Sunday, September 28

 
stevenberlinjohnson.com: Remembering Edward Said: "Like many people, I'm sure, I was deeply influenced by Said's work -- Orientalism and Culture and Imperialism, of course, but also some of the earlier less political works, like Beginnings. He was largely responsible -- some might say to blame -- for importing French cultural theory into the American intellectual scene, particularly Foucault, who obviously had a huge influence on Orientalism. But he always resisted the inane wordplay and self-absorption that characterized so much of American theory in the eighties and early nineties. He absolutely despised 'radical theorists' like Judith Butler, for instance. I remember him bristling anytime someone used the word 'discourse' in one of our seminars -- and I remember thinking at the time that I had first starting using the word myself after reading Orientalism during my freshman year.

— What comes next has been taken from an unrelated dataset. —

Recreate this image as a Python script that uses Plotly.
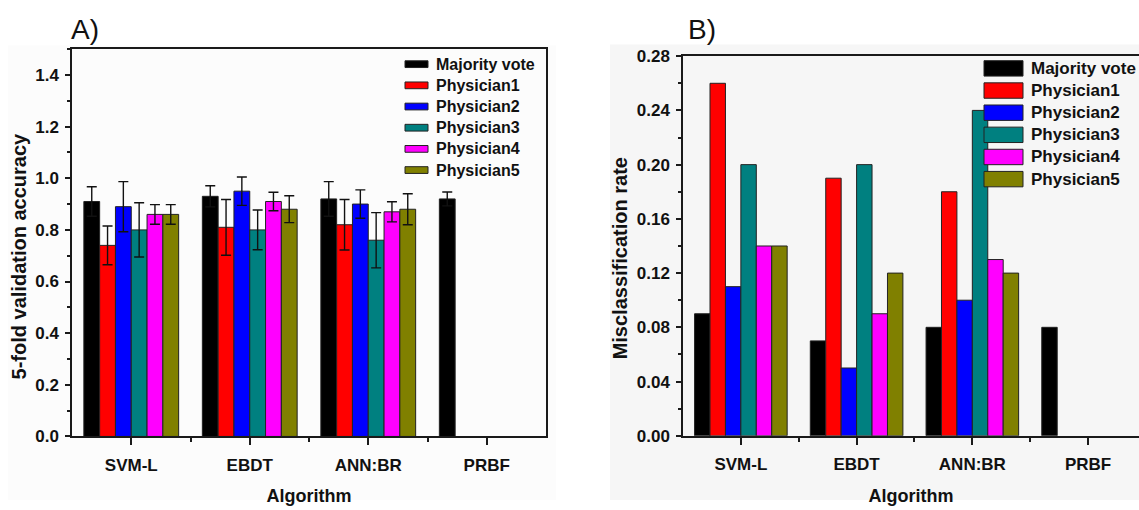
import plotly.graph_objects as go

# ---- data ----
algorithms = ["SVM-L", "EBDT", "ANN:BR", "PRBF"]
series_names = ["Majority vote", "Physician1", "Physician2",
                "Physician3", "Physician4", "Physician5"]
series_colors = ["#000000", "#ff0000", "#0000ff", "#008080", "#ff00ff", "#808000"]

# Panel A: 5-fold validation accuracy (mean) and error (+/-)
acc_majority = [0.91, 0.93, 0.92, 0.92]
acc_phys1 = [0.74, 0.81, 0.82, None]
acc_phys2 = [0.89, 0.95, 0.90, None]
acc_phys3 = [0.80, 0.80, 0.76, None]
acc_phys4 = [0.86, 0.91, 0.87, None]
acc_phys5 = [0.86, 0.88, 0.88, None]

err_majority = [0.057, 0.041, 0.067, 0.027]
err_phys1 = [0.075, 0.108, 0.098, None]
err_phys2 = [0.097, 0.055, 0.055, None]
err_phys3 = [0.105, 0.077, 0.107, None]
err_phys4 = [0.038, 0.036, 0.039, None]
err_phys5 = [0.038, 0.052, 0.060, None]

# Panel B: misclassification rate
mis_majority = [0.09, 0.07, 0.08, 0.08]
mis_phys1 = [0.26, 0.19, 0.18, None]
mis_phys2 = [0.11, 0.05, 0.10, None]
mis_phys3 = [0.20, 0.20, 0.24, None]
mis_phys4 = [0.14, 0.09, 0.13, None]
mis_phys5 = [0.14, 0.12, 0.12, None]

acc_series = [acc_majority, acc_phys1, acc_phys2, acc_phys3, acc_phys4, acc_phys5]
err_series = [err_majority, err_phys1, err_phys2, err_phys3, err_phys4, err_phys5]
mis_series = [mis_majority, mis_phys1, mis_phys2, mis_phys3, mis_phys4, mis_phys5]

# ---- layout helpers (pixel -> paper) ----
W, H = 1139, 510
def px(x):
    return x / W
def py(y):
    return 1 - y / H

FONT = "Arial, Liberation Sans, sans-serif"
AX = "#1a1a1a"
x_pos = list(range(len(algorithms)))

fig = go.Figure()

for name, color, vals, errs in zip(series_names, series_colors, acc_series, err_series):
    fig.add_trace(go.Bar(
        x=x_pos, y=vals, name=name, xaxis="x", yaxis="y", showlegend=False,
        marker=dict(color=color, line=dict(color="#222222", width=1)),
        error_y=dict(type="data", array=errs, visible=True, color="#111111",
                     thickness=1.4, width=5),
    ))

for name, color, vals in zip(series_names, series_colors, mis_series):
    fig.add_trace(go.Bar(
        x=x_pos, y=vals, name=name, xaxis="x2", yaxis="y2", showlegend=False,
        marker=dict(color=color, line=dict(color="#222222", width=1)),
    ))

tickfont = dict(family=FONT, size=17, color="#111111", weight="bold")
xtitlefont = dict(family=FONT, size=18, color="#111111", weight="bold")
ytitlefont = dict(family=FONT, size=20, color="#111111", weight="bold")

common_x = dict(
    tickvals=x_pos, ticktext=algorithms, ticks="outside", ticklen=7, tickwidth=1.5,
    tickcolor=AX, showline=True, linecolor=AX, linewidth=1.5, showgrid=False,
    zeroline=False, tickfont=tickfont, ticklabelstandoff=5,
    minor=dict(tickvals=[0.5, 1.5, 2.5], ticks="outside", ticklen=4,
               tickwidth=1.5, tickcolor=AX, showgrid=False),
    title=dict(text="Algorithm", font=xtitlefont, standoff=16),
)
common_y = dict(
    ticks="outside", ticklen=5, tickwidth=1.5, tickcolor=AX, showline=True,
    linecolor=AX, linewidth=1.5, showgrid=False, zeroline=False,
    tickfont=tickfont, ticklabelstandoff=3,
)

fig.update_layout(
    width=W, height=H,
    margin=dict(l=0, r=0, t=0, b=0),
    paper_bgcolor="white", plot_bgcolor="rgba(0,0,0,0)",
    barmode="group", bargap=0.2, bargroupgap=0,
    xaxis=dict(common_x, domain=[px(72), px(546)], range=[-0.5, 3.5],
               anchor="y", mirror=True),
    yaxis=dict(common_y, domain=[py(444), py(41.7)], range=[0, 1.5], anchor="x",
               tick0=0, dtick=0.2, tickformat=".1f", mirror=True,
               minor=dict(dtick=0.1, ticks="outside", ticklen=3, tickwidth=1.5,
                          tickcolor=AX, showgrid=False)),
    xaxis2=dict(common_x, domain=[px(683), 1.0], range=[-0.5, 3.44],
                anchor="y2", mirror=True),
    yaxis2=dict(common_y, domain=[py(443.3), py(49)], range=[0, 0.28], anchor="x2",
                tick0=0, dtick=0.04, tickformat=".2f", mirror=False,
                minor=dict(dtick=0.02, ticks="outside", ticklen=3, tickwidth=1.5,
                           tickcolor=AX, showgrid=False)),
)

shapes = [
    # faint grey panel backgrounds
    dict(type="rect", xref="paper", yref="paper", x0=px(8), x1=px(556),
         y0=0, y1=py(38), fillcolor="#fcfcfc", line=dict(width=0), layer="below"),
    dict(type="rect", xref="paper", yref="paper", x0=px(610), x1=1.0,
         y0=0, y1=py(37), fillcolor="#f6f6f6", line=dict(width=0), layer="below"),
]
annotations = [
    dict(text="A)", x=px(69), y=py(21), xref="paper", yref="paper",
         xanchor="left", yanchor="middle", showarrow=False,
         font=dict(family=FONT, size=28, color="#111111")),
    dict(text="B)", x=px(686), y=py(21), xref="paper", yref="paper",
         xanchor="left", yanchor="middle", showarrow=False,
         font=dict(family=FONT, size=28, color="#111111")),
    # vertical axis titles
    dict(text="5-fold validation accuracy", x=px(19), y=py(257), xref="paper",
         yref="paper", xanchor="center", yanchor="middle", textangle=-90,
         showarrow=False, font=ytitlefont),
    dict(text="Misclassification rate", x=px(620), y=py(259), xref="paper",
         yref="paper", xanchor="center", yanchor="middle", textangle=-90,
         showarrow=False, font=ytitlefont),
]

# legend boxes drawn next to each panel's series labels
legend_specs = [
    dict(sx0=405, sx1=428, sh=7, tx=434, y0=57.3, dy=22.0, size=16),
    dict(sx0=984, sx1=1023, sh=16, tx=1029, y0=61.7, dy=23.0, size=17),
]
for spec in legend_specs:
    for i, (name, color) in enumerate(zip(series_names, series_colors)):
        yc = spec["y0"] + i * spec["dy"]
        shapes.append(dict(
            type="rect", xref="paper", yref="paper",
            x0=px(spec["sx0"]), x1=px(spec["sx1"]),
            y0=py(yc + spec["sh"] / 2), y1=py(yc - spec["sh"] / 2),
            fillcolor=color, line=dict(color="#222222", width=1), layer="above"))
        annotations.append(dict(
            text=name, x=px(spec["tx"]), y=py(yc), xref="paper", yref="paper",
            xanchor="left", yanchor="middle", showarrow=False,
            font=dict(family=FONT, size=spec["size"], color="#111111", weight="bold")))

fig.update_layout(shapes=shapes, annotations=annotations)

fig.write_html("out.html")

I'm sure there will be a flood of eulogies with more insightful surveys of his work (and no doubt some critics, given his political stances.) But I think it's worth saying something here that I've said about Said for more than ten years now: on his best days, he was the most charismatic man I've ever met in my life -- handsome, stylish, impossibly articulate, and surprisingly willing to take a joke at his own expense. (I used to tease him about his being indirectly responsible for unleashing Butler on the world.) I remember vividly one early spring afternoon, sitting through a seminar he was teaching on public intellectuals, in a room overlooking the Columbia campus and the sun setting over Riverside Park, and thinking to myself: there's literally nowhere else I'd rather be right now. I'm sure there are thousands of his students out there sifting through similar memories today. "

If I ever felt that way about graduate school the memory has long since fled.